Csizsik-Csatary had been a police commander in charge of the Jewish ghetto in Kassa, Hungary – now Kosice, Slovakia -- during World War II. According to documentation provided by the Wiesenthal Center, he forced Jews to “dig ditches in frozen ground with their bare hands, made dissenting Jews take up stress positions for hours, hit them with a dog lead and oversaw a shoot-on-sight policy if they tried to escape.”
Csizsik-Csatary fled to Canada after World War II and assumed a new identity.
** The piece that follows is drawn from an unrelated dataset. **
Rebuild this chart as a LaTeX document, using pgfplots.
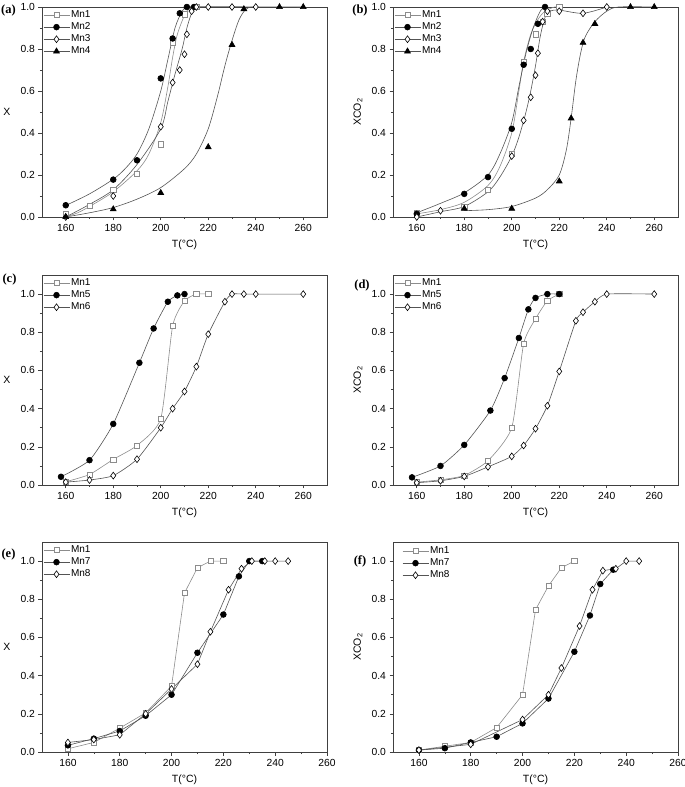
\documentclass[border=0pt]{standalone}
\usepackage{fontspec}
\setmainfont{Liberation Sans}
\newfontfamily\serifb{Liberation Serif}
\usepackage{pgfplots}
\pgfplotsset{compat=1.18}

\definecolor{lg}{gray}{0.55}
\definecolor{dg}{gray}{0.33}
\definecolor{ax}{gray}{0.25}

\pgfplotsset{
  panel/.style={
    scale only axis, width=285pt, height=210pt,
    xmin=150, xmax=270, ymin=0, ymax=1,
    xtick={160,180,200,220,240,260}, minor x tick num=1,
    ytick={0,0.2,0.4,0.6,0.8,1.0}, minor y tick num=1,
    tick pos=left, tick align=outside,
    major tick length=3.5pt, minor tick length=2pt,
    axis line style={ax, line width=0.6pt},
    tick style={ax, line width=0.6pt},
    clip=false,
    /pgf/number format/assume math mode=true,
    yticklabel style={/pgf/number format/.cd, fixed, fixed zerofill, precision=1},
    tick label style={font=\fontsize{10.3}{12}\selectfont},
    label style={font=\fontsize{10.5}{12}\selectfont},
    xlabel={T(°C)},
    xlabel style={at={([yshift=-28pt]axis description cs:0.5,0)}, anchor=center},
    ylabel style={at={([xshift=-35pt]axis description cs:0,0.5)}, anchor=center},
    legend style={draw=none, fill=none, at={([xshift=1pt,yshift=-2pt]axis description cs:0,1)},
      anchor=north west, font=\fontsize{10}{11}\selectfont,
      inner sep=0pt, row sep=0.4pt,
      nodes={inner sep=1.2pt, text height=7.3pt, text depth=2pt}},
    legend cell align=left,
    legend image code/.code={\draw[mark repeat=2,mark phase=2,#1] plot coordinates {(0pt,0pt)(13pt,0pt)(26pt,0pt)};},
  },
  tall/.style={ymax=1.1},
  s1/.style={color=lg, line width=0.6pt, mark=square*, mark size=2.6pt, mark options={fill=white, draw=lg, solid}},
  s2/.style={color=dg, line width=0.6pt, mark=*, mark size=2.9pt, mark options={fill=black, draw=black, solid}},
  s3/.style={color=dg, line width=0.6pt, mark=diamond*, mark size=3.4pt, mark options={fill=white, draw=black, solid}},
  s4/.style={color=dg, line width=0.6pt, mark=triangle*, mark size=3.4pt, mark options={fill=black, draw=black, solid}},
}

\newcommand{\plab}[2]{\node[font=\serifb\bfseries\fontsize{12.5}{13}\selectfont] at #1 {#2};}

\begin{document}
\begin{tikzpicture}
\useasboundingbox (0pt,0pt) rectangle (685pt,787pt);

% (a)
\begin{axis}[panel, at={(42pt,570pt)}, anchor=south west, ylabel={X}, ylabel style={rotate=-90}]
\addplot[lg, line width=0.6pt, smooth, forget plot] coordinates {(160,0.0)(165,0.02)(170,0.05)(180,0.12)(190,0.22)(195,0.3)(200,0.45)(203,0.62)(205,0.76)(207,0.87)(210,0.96)(212,0.99)(215,1.0)};
\addplot[dg, line width=0.6pt, smooth, forget plot] coordinates {(160,0.055)(170,0.11)(180,0.18)(185,0.23)(190,0.3)(195,0.42)(200,0.6)(203,0.75)(206,0.9)(209,0.98)(211,1.0)(214,1.0)};
\addplot[dg, line width=0.6pt, smooth, forget plot] coordinates {(160,0.0)(170,0.06)(180,0.13)(190,0.25)(200,0.42)(203,0.55)(206,0.68)(209,0.8)(211,0.9)(213,0.97)(215,1.0)(240,1.0)};
\addplot[dg, line width=0.6pt, smooth, forget plot] coordinates {(160,0.0)(170,0.02)(180,0.045)(190,0.085)(200,0.14)(210,0.23)(215,0.3)(220,0.42)(224,0.58)(227,0.72)(230,0.84)(233,0.94)(236,0.99)(240,1.0)(260,1.0)};
\addplot[s1, only marks, forget plot] coordinates {(160,0.015)(170,0.053)(180,0.13)(190,0.207)(200,0.346)(205,0.83)(210,0.965)(215,1.0)};
\addplot[s2, only marks, forget plot] coordinates {(160,0.056)(180,0.178)(190,0.27)(200,0.66)(205,0.85)(208,0.97)(211,1.0)(214,1.0)};
\addplot[s3, only marks, forget plot] coordinates {(160,0.0)(180,0.1)(200,0.43)(205,0.64)(208,0.70)(210,0.775)(211,0.87)(213,0.98)(215,1.0)(220,1.0)(230,1.0)(240,1.0)};
\addplot[s4, only marks, forget plot] coordinates {(160,0.0)(180,0.037)(200,0.115)(220,0.333)(230,0.82)(235,0.99)(250,1.0)(260,1.0)};
\addlegendimage{s1}\addlegendentry{Mn1}
\addlegendimage{s2}\addlegendentry{Mn2}
\addlegendimage{s3}\addlegendentry{Mn3}
\addlegendimage{s4}\addlegendentry{Mn4}
\end{axis}

% (b)
\begin{axis}[panel, at={(393pt,570pt)}, anchor=south west, ylabel={XCO\textsubscript{2}}]
\addplot[lg, line width=0.6pt, smooth, forget plot] coordinates {(160,0.015)(170,0.035)(180,0.07)(190,0.15)(195,0.24)(200,0.4)(203,0.6)(205,0.74)(208,0.87)(211,0.94)(214,0.98)(218,1.0)(220,1.0)};
\addplot[dg, line width=0.6pt, smooth, forget plot] coordinates {(160,0.02)(170,0.065)(180,0.115)(190,0.2)(195,0.3)(200,0.45)(203,0.62)(206,0.78)(209,0.9)(212,0.98)(214,1.0)};
\addplot[dg, line width=0.6pt, smooth, forget plot] coordinates {(160,0.0)(170,0.025)(180,0.05)(190,0.12)(195,0.19)(200,0.29)(203,0.38)(206,0.5)(208,0.6)(210,0.72)(212,0.86)(214,0.95)(216,0.98)(220,0.985)(230,0.97)(240,1.0)};
\addplot[dg, line width=0.6pt, smooth, forget plot] coordinates {(180,0.03)(190,0.035)(200,0.05)(210,0.09)(215,0.13)(220,0.2)(223,0.32)(225,0.47)(227,0.65)(229,0.78)(231,0.86)(235,0.93)(240,0.98)(245,1.0)(260,1.0)};
\addplot[s1, only marks, forget plot] coordinates {(160,0.02)(180,0.05)(190,0.13)(200,0.30)(205,0.74)(210,0.87)(213,0.93)(215,0.97)(220,1.0)};
\addplot[s2, only marks, forget plot] coordinates {(160,0.015)(180,0.11)(190,0.19)(200,0.42)(205,0.725)(208,0.80)(211,0.92)(214,1.0)};
\addplot[s3, only marks, forget plot] coordinates {(160,0.0)(170,0.03)(200,0.29)(205,0.46)(208,0.57)(210,0.675)(211,0.78)(213,0.93)(215,0.98)(220,0.98)(230,0.97)(240,1.0)};
\addplot[s4, only marks, forget plot] coordinates {(180,0.04)(200,0.04)(220,0.17)(225,0.47)(230,0.83)(235,0.92)(250,1.0)(260,1.0)};
\addlegendimage{s1}\addlegendentry{Mn1}
\addlegendimage{s2}\addlegendentry{Mn2}
\addlegendimage{s3}\addlegendentry{Mn3}
\addlegendimage{s4}\addlegendentry{Mn4}
\end{axis}

% (c)
\begin{axis}[panel, tall, at={(42pt,302pt)}, anchor=south west, ylabel={X}, ylabel style={rotate=-90}]
\addplot[s1, smooth, tension=0.35] coordinates {(160,0.017)(170,0.055)(180,0.134)(190,0.207)(200,0.347)(205,0.833)(210,0.964)(215,1.0)(220,1.0)};
\addplot[s2, smooth, tension=0.35] coordinates {(158,0.043)(170,0.13)(180,0.32)(191,0.64)(197,0.82)(203,0.96)(207,0.993)(210,1.0)};
\addplot[s3, smooth, tension=0.35] coordinates {(160,0.015)(170,0.026)(180,0.049)(190,0.135)(200,0.30)(205,0.40)(210,0.49)(215,0.62)(220,0.79)(227,0.96)(230,1.0)(235,1.0)(240,1.0)(260,1.0)};
\legend{Mn1,Mn5,Mn6}
\end{axis}

% (d)
\begin{axis}[panel, tall, at={(393pt,302pt)}, anchor=south west, ylabel={XCO\textsubscript{2}}]
\addplot[s1, smooth, tension=0.35] coordinates {(160,0.015)(170,0.027)(180,0.05)(190,0.127)(200,0.30)(205,0.74)(210,0.87)(215,0.965)(220,1.0)};
\addplot[s2, smooth, tension=0.35] coordinates {(158,0.04)(170,0.10)(180,0.21)(191,0.39)(197,0.56)(203,0.77)(207,0.92)(210,0.98)(215,1.0)(220,1.0)};
\addplot[s3, smooth, tension=0.35] coordinates {(160,0.012)(170,0.022)(180,0.045)(190,0.095)(200,0.15)(205,0.207)(210,0.295)(215,0.415)(220,0.595)(227,0.86)(230,0.905)(235,0.96)(240,1.0)(260,1.0)};
\legend{Mn1,Mn5,Mn6}
\end{axis}

% (e)
\begin{axis}[panel, tall, xmax=260, at={(42pt,35pt)}, anchor=south west, ylabel={X}, ylabel style={rotate=-90}]
\addplot[s1] coordinates {(160,0.017)(170,0.05)(180,0.125)(190,0.205)(200,0.345)(205,0.833)(210,0.965)(215,1.0)(220,1.0)};
\addplot[s2] coordinates {(160,0.035)(170,0.07)(180,0.11)(190,0.19)(200,0.30)(210,0.52)(220,0.72)(226,0.92)(230,1.0)(235,1.0)};
\addplot[s3] coordinates {(160,0.05)(170,0.065)(180,0.09)(190,0.20)(200,0.33)(210,0.46)(215,0.63)(222,0.85)(227,0.96)(231,1.0)(236,1.0)(240,1.0)(245,1.0)};
\legend{Mn1,Mn7,Mn8}
\end{axis}

% (f)
\begin{axis}[panel, tall, xmax=260, at={(393pt,35pt)}, anchor=south west, ylabel={XCO\textsubscript{2}},
  legend style={at={([xshift=9pt,yshift=-3pt]axis description cs:0,1)}}]
\addplot[s1] coordinates {(160,0.01)(170,0.03)(180,0.05)(190,0.128)(200,0.30)(205,0.745)(210,0.87)(215,0.965)(220,1.0)};
\addplot[s2] coordinates {(160,0.01)(170,0.02)(180,0.05)(190,0.08)(200,0.15)(210,0.28)(220,0.525)(226,0.715)(230,0.88)(235,0.955)};
\addplot[s3] coordinates {(160,0.01)(180,0.04)(200,0.17)(210,0.30)(215,0.44)(222,0.66)(227,0.85)(231,0.95)(236,0.96)(240,1.0)(245,1.0)};
\legend{Mn1,Mn7,Mn8}
\end{axis}

\plab{(8.5pt,776pt)}{(a)}
\plab{(360pt,776pt)}{(b)}
\plab{(9.5pt,507pt)}{(c)}
\plab{(362pt,501pt)}{(d)}
\plab{(8.5pt,233pt)}{(e)}
\plab{(360pt,226pt)}{(f)}
\end{tikzpicture}
\end{document}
He was sentenced to death for war crimes in absentia in Czechoslovakia in 1948.
The Sun reported that he fled Canada in 1997 after his identity was discovered and Canadian authorities stripped him of his citizenship. Canadian authorities quoted by the Sun said he had been a “commander” in the Royal Hungarian Police in Kassa in charge of officers who guarded the ghetto. “He supervised the drawing-up of lists of its inhabitants, conducted personal searches of Jews and confiscated valuables,” the Sun reported.
The police transferred about 12,000 Jews from the ghetto in Kosice to a brickyard at the end of April 1944 and deported them to Auschwitz and other Nazi camps. Only about 450 survived.